🤖 AI Summary
Existing LLM-agent reinforcement learning methods rely on static tool sets, limiting flexibility and generalization in long-horizon reasoning under dynamically evolving tool environments. To address this, we propose a dynamic multi-step tool selection mechanism that enables real-time identification, ranking, and integration of previously unseen tools during inference. We construct the first large-scale, explicitly reasoned tool-selection dataset—comprising 200K samples, 1,000+ tools, and 100+ tasks. Further, we design a supervised fine-tuning plus RL trajectory stabilization framework, incorporating KL-regularized Plackett–Luce ranking models, and achieve dual-modality co-adaptation for Qwen3-8B and Qwen2.5-VL-7B. Our approach yields average improvements of +6.4% on mathematical and scientific reasoning, +4.5% on search-based QA, +7.7% on code generation, and +6.9% on multimodal understanding across ten benchmarks—while using fewer parameters and demonstrating superior zero-shot tool generalization.
📝 Abstract
Agentic reinforcement learning has advanced large language models (LLMs) to reason through long chain-of-thought trajectories while interleaving external tool use.

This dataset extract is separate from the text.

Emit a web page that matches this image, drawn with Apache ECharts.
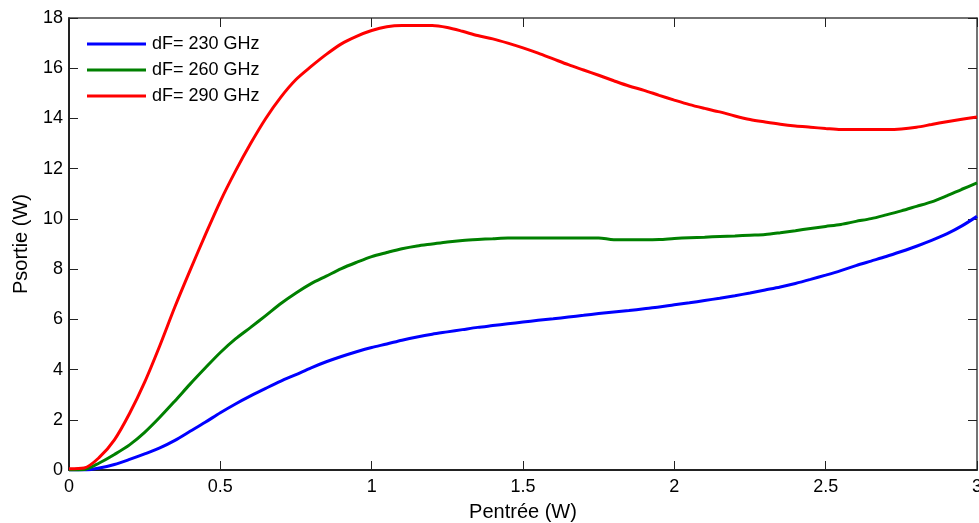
<!DOCTYPE html>
<html>
<head>
<meta charset="utf-8">
<script src="https://cdn.jsdelivr.net/npm/echarts@6/dist/echarts.min.js"></script>
<style>
  html, body { margin: 0; padding: 0; background: #fff; }
  #chart { width: 979px; height: 523px; }
</style>
</head>
<body>
<div id="chart"></div>
<script>
// Input power (W), sampled every 0.05 W
const pin = [
  0, 0.05, 0.1, 0.15, 0.2, 0.25, 0.3, 0.35, 0.4, 0.45,
  0.5, 0.55, 0.6, 0.65, 0.7, 0.75, 0.8, 0.85, 0.9, 0.95,
  1.0, 1.05, 1.1, 1.15, 1.2, 1.25, 1.3, 1.35, 1.4, 1.45,
  1.5, 1.55, 1.6, 1.65, 1.7, 1.75, 1.8, 1.85, 1.9, 1.95,
  2.0, 2.05, 2.1, 2.15, 2.2, 2.25, 2.3, 2.35, 2.4, 2.45,
  2.5, 2.55, 2.6, 2.65, 2.7, 2.75, 2.8, 2.85, 2.9, 2.95, 3.0
];

// Output power (W) for each frequency offset
const pout230 = [
  0, 0, 0.08, 0.22, 0.42, 0.64, 0.88, 1.18, 1.54, 1.9,
  2.28, 2.63, 2.95, 3.25, 3.54, 3.8, 4.07, 4.31, 4.52, 4.71,
  4.88, 5.02, 5.17, 5.3, 5.41, 5.5, 5.59, 5.68, 5.75, 5.82,
  5.89, 5.96, 6.02, 6.09, 6.16, 6.23, 6.29, 6.35, 6.42, 6.49,
  6.58, 6.66, 6.75, 6.84, 6.94, 7.05, 7.17, 7.29, 7.43, 7.59,
  7.76, 7.94, 8.14, 8.32, 8.5, 8.7, 8.91, 9.14, 9.4, 9.72, 10.1
];
const pout260 = [
  0, 0.02, 0.28, 0.62, 1.0, 1.5, 2.1, 2.75, 3.42, 4.06,
  4.68, 5.22, 5.68, 6.15, 6.63, 7.05, 7.42, 7.72, 8.02, 8.27,
  8.5, 8.66, 8.81, 8.92, 9.0, 9.08, 9.14, 9.18, 9.21, 9.24,
  9.24, 9.24, 9.24, 9.24, 9.24, 9.24, 9.17, 9.17, 9.17, 9.18,
  9.22, 9.25, 9.27, 9.3, 9.32, 9.35, 9.38, 9.45, 9.53, 9.62,
  9.7, 9.78, 9.9, 10.01, 10.16, 10.32, 10.5, 10.68, 10.92, 11.18, 11.43
];
const pout290 = [
  0.05, 0.08, 0.5, 1.2, 2.25, 3.5, 4.95, 6.5, 7.95, 9.35,
  10.7, 11.9, 13.0, 14.0, 14.85, 15.55, 16.07, 16.55, 16.97, 17.27,
  17.5, 17.65, 17.7, 17.7, 17.7, 17.62, 17.47, 17.3, 17.17, 17.0,
  16.81, 16.6, 16.37, 16.14, 15.93, 15.72, 15.5, 15.29, 15.12, 14.92,
  14.73, 14.55, 14.4, 14.26, 14.1, 13.96, 13.86, 13.77, 13.7, 13.65,
  13.6, 13.56, 13.56, 13.56, 13.56, 13.58, 13.65, 13.76, 13.87, 13.97, 14.06
];

const seriesNames = ['dF= 230 GHz', 'dF= 260 GHz', 'dF= 290 GHz'];
const seriesColors = ['#0000ff', '#008000', '#ff0000'];
const seriesValues = [pout230, pout260, pout290];

const FONT = 'Liberation Sans, Arial, Helvetica, sans-serif';
const AXIS_COLOR = '#222';

function pairs(ys) {
  return pin.map((x, i) => [x, ys[i]]);
}

const chart = echarts.init(document.getElementById('chart'), null, { renderer: 'canvas' });

const xCommon = {
  type: 'value', min: 0, max: 3, interval: 0.5,
  splitLine: { show: false },
  axisTick: { inside: true, length: 9, lineStyle: { color: AXIS_COLOR, width: 1 } }
};
const yCommon = {
  type: 'value', min: 0, max: 18, interval: 2,
  splitLine: { show: false },
  axisTick: { inside: true, length: 9, lineStyle: { color: AXIS_COLOR, width: 1 } }
};

chart.setOption({
  animation: false,
  backgroundColor: '#ffffff',
  grid: { left: 69, right: 2, top: 18, bottom: 53, containLabel: false, outerBoundsMode: 'none' },
  legend: {
    orient: 'vertical',
    left: 87,
    top: 35,
    padding: 0,
    itemWidth: 59,
    itemHeight: 3,
    itemGap: 8,
    icon: 'rect',
    selectedMode: false,
    textStyle: { fontFamily: FONT, fontSize: 18, color: '#000', padding: [0, 0, 0, 1], lineHeight: 18 },
    data: seriesNames
  },
  xAxis: [
    Object.assign({}, xCommon, {
      position: 'bottom',
      name: 'Pentrée (W)',
      nameLocation: 'middle',
      nameGap: 32,
      nameTextStyle: { fontFamily: FONT, fontSize: 20, color: '#000' },
      axisLine: { show: true, onZero: false, lineStyle: { color: AXIS_COLOR, width: 2 } },
      axisLabel: {
        margin: 8, fontFamily: FONT, fontSize: 18, color: '#000',
        formatter: v => String(v)
      }
    }),
    Object.assign({}, xCommon, {
      position: 'top',
      axisLine: { show: true, onZero: false, lineStyle: { color: '#444', width: 1.5 } },
      axisLabel: { show: false }
    })
  ],
  yAxis: [
    Object.assign({}, yCommon, {
      position: 'left',
      name: 'Psortie (W)',
      nameLocation: 'middle',
      nameGap: 38,
      nameTextStyle: { fontFamily: FONT, fontSize: 20, color: '#000' },
      axisLine: { show: true, onZero: false, lineStyle: { color: AXIS_COLOR, width: 2 } },
      axisLabel: { margin: 6, fontFamily: FONT, fontSize: 18, color: '#000' }
    }),
    Object.assign({}, yCommon, {
      position: 'right',
      axisLine: { show: true, onZero: false, lineStyle: { color: '#444', width: 1.5 } },
      axisLabel: { show: false }
    })
  ],
  series: seriesNames.map((name, i) => ({
    name: name,
    type: 'line',
    xAxisIndex: 0,
    yAxisIndex: 0,
    data: pairs(seriesValues[i]),
    showSymbol: false,
    symbol: 'none',
    smooth: 0.3,
    clip: true,
    color: seriesColors[i],
    lineStyle: { color: seriesColors[i], width: 3 }
  }))
});
</script>
</body>
</html>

Existing approaches assume a fixed inventory of tools, limiting LLM agents' adaptability to new or evolving toolsets. We present AutoTool, a framework that equips LLM agents with dynamic tool-selection capabilities throughout their reasoning trajectories. We first construct a 200k dataset with explicit tool-selection rationales across 1,000+ tools and 100+ tasks spanning mathematics, science, code generation, and multimodal reasoning. Building on this data foundation, AutoTool employs a dual-phase optimization pipeline: (i) supervised and RL-based trajectory stabilization for coherent reasoning, and (ii) KL-regularized Plackett-Luce ranking to refine consistent multi-step tool selection. Across ten diverse benchmarks, we train two base models, Qwen3-8B and Qwen2.5-VL-7B, with AutoTool. With fewer parameters, AutoTool consistently outperforms advanced LLM agents and tool-integration methods, yielding average gains of 6.4% in math & science reasoning, 4.5% in search-based QA, 7.7% in code generation, and 6.9% in multimodal understanding. In addition, AutoTool exhibits stronger generalization by dynamically leveraging unseen tools from evolving toolsets during inference.